Charts and diagrams as code

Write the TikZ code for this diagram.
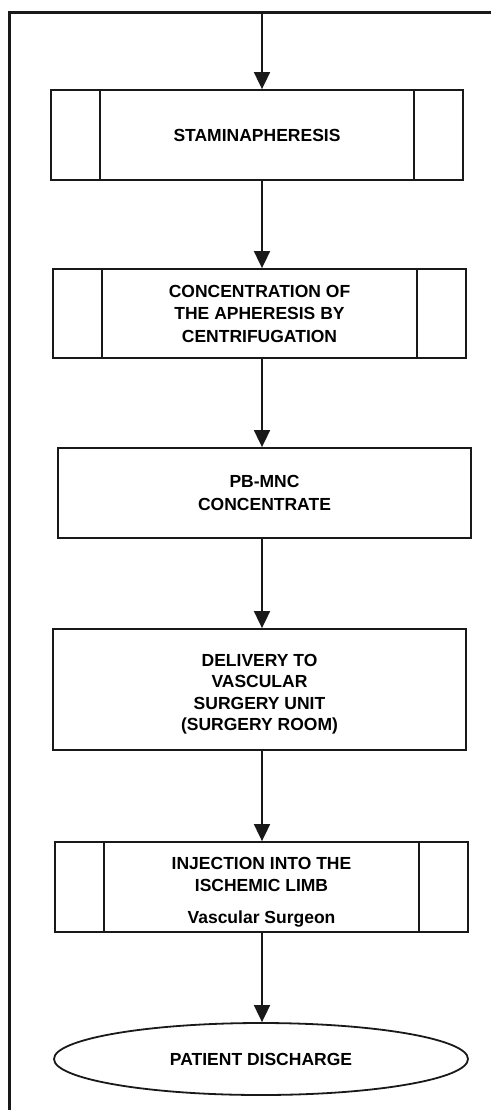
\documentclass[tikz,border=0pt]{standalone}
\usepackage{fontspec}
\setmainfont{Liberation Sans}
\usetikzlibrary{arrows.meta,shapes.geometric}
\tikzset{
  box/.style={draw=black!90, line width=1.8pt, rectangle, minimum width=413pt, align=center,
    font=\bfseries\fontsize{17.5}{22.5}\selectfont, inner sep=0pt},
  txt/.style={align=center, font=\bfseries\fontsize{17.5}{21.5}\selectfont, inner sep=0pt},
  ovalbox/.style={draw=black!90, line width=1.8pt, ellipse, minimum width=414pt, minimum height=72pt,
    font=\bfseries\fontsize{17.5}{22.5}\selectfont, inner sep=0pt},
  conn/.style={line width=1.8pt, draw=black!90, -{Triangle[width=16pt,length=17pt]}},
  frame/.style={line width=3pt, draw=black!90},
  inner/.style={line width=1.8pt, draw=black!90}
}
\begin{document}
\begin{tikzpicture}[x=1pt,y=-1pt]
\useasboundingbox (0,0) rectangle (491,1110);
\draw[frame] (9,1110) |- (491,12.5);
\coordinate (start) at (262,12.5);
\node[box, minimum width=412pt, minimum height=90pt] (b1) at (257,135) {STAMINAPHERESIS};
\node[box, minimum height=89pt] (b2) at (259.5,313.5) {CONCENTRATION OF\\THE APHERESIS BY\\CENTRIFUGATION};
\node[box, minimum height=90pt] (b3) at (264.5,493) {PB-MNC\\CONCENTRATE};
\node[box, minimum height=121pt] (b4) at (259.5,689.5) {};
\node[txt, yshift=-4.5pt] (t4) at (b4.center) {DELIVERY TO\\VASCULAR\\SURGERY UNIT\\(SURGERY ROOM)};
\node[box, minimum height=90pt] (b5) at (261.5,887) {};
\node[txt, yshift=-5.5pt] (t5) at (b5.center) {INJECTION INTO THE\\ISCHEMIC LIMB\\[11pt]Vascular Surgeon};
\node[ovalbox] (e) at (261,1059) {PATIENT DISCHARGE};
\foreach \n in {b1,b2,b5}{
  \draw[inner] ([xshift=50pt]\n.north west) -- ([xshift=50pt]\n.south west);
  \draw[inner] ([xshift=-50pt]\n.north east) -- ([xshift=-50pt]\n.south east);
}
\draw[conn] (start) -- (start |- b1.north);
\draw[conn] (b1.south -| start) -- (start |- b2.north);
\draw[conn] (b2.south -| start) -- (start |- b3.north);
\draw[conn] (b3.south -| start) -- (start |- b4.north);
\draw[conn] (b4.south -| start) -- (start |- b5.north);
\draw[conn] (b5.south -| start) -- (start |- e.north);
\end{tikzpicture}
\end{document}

--

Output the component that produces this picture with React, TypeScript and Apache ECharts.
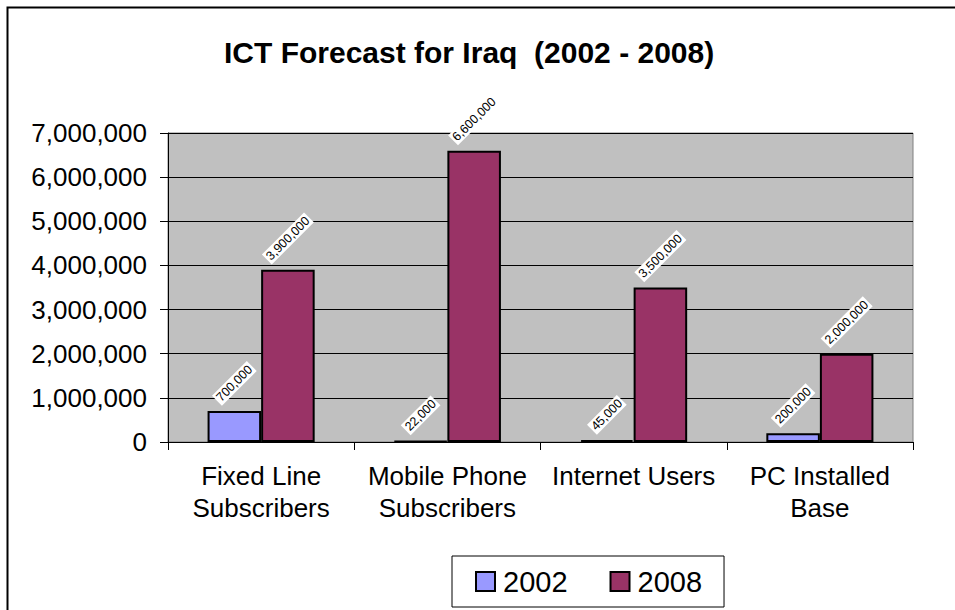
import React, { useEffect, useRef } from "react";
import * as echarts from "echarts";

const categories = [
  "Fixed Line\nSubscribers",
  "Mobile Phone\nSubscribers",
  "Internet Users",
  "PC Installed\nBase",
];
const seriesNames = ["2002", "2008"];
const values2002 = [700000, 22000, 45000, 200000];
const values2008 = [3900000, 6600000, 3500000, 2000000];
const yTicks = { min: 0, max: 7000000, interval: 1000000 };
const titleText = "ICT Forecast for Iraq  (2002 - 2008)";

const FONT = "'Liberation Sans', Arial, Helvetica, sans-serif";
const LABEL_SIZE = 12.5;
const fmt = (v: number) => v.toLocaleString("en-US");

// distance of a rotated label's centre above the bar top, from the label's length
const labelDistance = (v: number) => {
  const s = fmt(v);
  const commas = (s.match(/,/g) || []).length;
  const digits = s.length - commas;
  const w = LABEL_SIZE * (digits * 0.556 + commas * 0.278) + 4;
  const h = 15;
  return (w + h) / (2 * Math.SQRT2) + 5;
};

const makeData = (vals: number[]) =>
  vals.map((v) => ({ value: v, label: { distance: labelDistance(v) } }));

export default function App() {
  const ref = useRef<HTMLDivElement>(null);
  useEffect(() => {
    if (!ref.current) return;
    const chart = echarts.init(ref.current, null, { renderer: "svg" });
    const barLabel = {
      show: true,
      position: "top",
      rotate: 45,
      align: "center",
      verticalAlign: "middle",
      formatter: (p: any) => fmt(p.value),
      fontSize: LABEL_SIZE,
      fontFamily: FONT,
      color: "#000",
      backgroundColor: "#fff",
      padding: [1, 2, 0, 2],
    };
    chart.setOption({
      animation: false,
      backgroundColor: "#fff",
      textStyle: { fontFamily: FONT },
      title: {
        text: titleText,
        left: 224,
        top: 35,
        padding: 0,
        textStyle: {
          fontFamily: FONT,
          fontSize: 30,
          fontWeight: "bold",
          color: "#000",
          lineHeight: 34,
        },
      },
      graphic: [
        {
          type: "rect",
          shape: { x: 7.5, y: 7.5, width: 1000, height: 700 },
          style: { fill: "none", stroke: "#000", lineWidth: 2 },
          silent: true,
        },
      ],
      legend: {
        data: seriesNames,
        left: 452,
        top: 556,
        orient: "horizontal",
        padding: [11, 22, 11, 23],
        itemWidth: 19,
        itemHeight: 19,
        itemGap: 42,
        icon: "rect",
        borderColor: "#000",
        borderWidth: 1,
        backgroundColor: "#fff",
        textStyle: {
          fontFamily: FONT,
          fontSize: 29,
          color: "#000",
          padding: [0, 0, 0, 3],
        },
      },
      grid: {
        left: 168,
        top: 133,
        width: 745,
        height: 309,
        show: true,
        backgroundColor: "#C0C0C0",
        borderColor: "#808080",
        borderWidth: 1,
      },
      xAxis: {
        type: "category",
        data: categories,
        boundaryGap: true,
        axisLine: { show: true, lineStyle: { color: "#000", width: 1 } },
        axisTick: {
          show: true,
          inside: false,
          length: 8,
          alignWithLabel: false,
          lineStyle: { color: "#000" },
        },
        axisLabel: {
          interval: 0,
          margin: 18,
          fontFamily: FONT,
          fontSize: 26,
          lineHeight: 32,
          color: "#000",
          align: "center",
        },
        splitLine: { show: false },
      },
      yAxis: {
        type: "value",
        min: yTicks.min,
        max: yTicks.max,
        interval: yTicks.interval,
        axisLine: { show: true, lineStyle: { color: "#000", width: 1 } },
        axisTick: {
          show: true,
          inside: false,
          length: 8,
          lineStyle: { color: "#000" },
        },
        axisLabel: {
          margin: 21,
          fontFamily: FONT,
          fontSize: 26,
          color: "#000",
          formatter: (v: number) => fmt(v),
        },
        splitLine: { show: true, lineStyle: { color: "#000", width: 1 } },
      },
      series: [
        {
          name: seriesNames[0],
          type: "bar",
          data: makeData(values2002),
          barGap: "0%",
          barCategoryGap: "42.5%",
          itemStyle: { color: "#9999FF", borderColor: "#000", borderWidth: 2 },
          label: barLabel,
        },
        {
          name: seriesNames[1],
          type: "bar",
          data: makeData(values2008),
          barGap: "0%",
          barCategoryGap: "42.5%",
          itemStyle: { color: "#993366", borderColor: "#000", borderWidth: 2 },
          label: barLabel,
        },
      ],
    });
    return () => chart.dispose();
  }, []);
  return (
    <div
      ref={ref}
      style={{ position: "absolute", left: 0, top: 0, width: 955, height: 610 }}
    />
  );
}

**Your task**
Skip the pictures. Set down only the lines from the one containing "Output the component" through the one containing "const fmt = (v: number)", exactly as they appear, ends included.

**Written response**
Output the component that produces this picture with React, TypeScript and Apache ECharts.
import React, { useEffect, useRef } from "react";
import * as echarts from "echarts";

const categories = [
  "Fixed Line\nSubscribers",
  "Mobile Phone\nSubscribers",
  "Internet Users",
  "PC Installed\nBase",
];
const seriesNames = ["2002", "2008"];
const values2002 = [700000, 22000, 45000, 200000];
const values2008 = [3900000, 6600000, 3500000, 2000000];
const yTicks = { min: 0, max: 7000000, interval: 1000000 };
const titleText = "ICT Forecast for Iraq  (2002 - 2008)";

const FONT = "'Liberation Sans', Arial, Helvetica, sans-serif";
const LABEL_SIZE = 12.5;
const fmt = (v: number) => v.toLocaleString("en-US");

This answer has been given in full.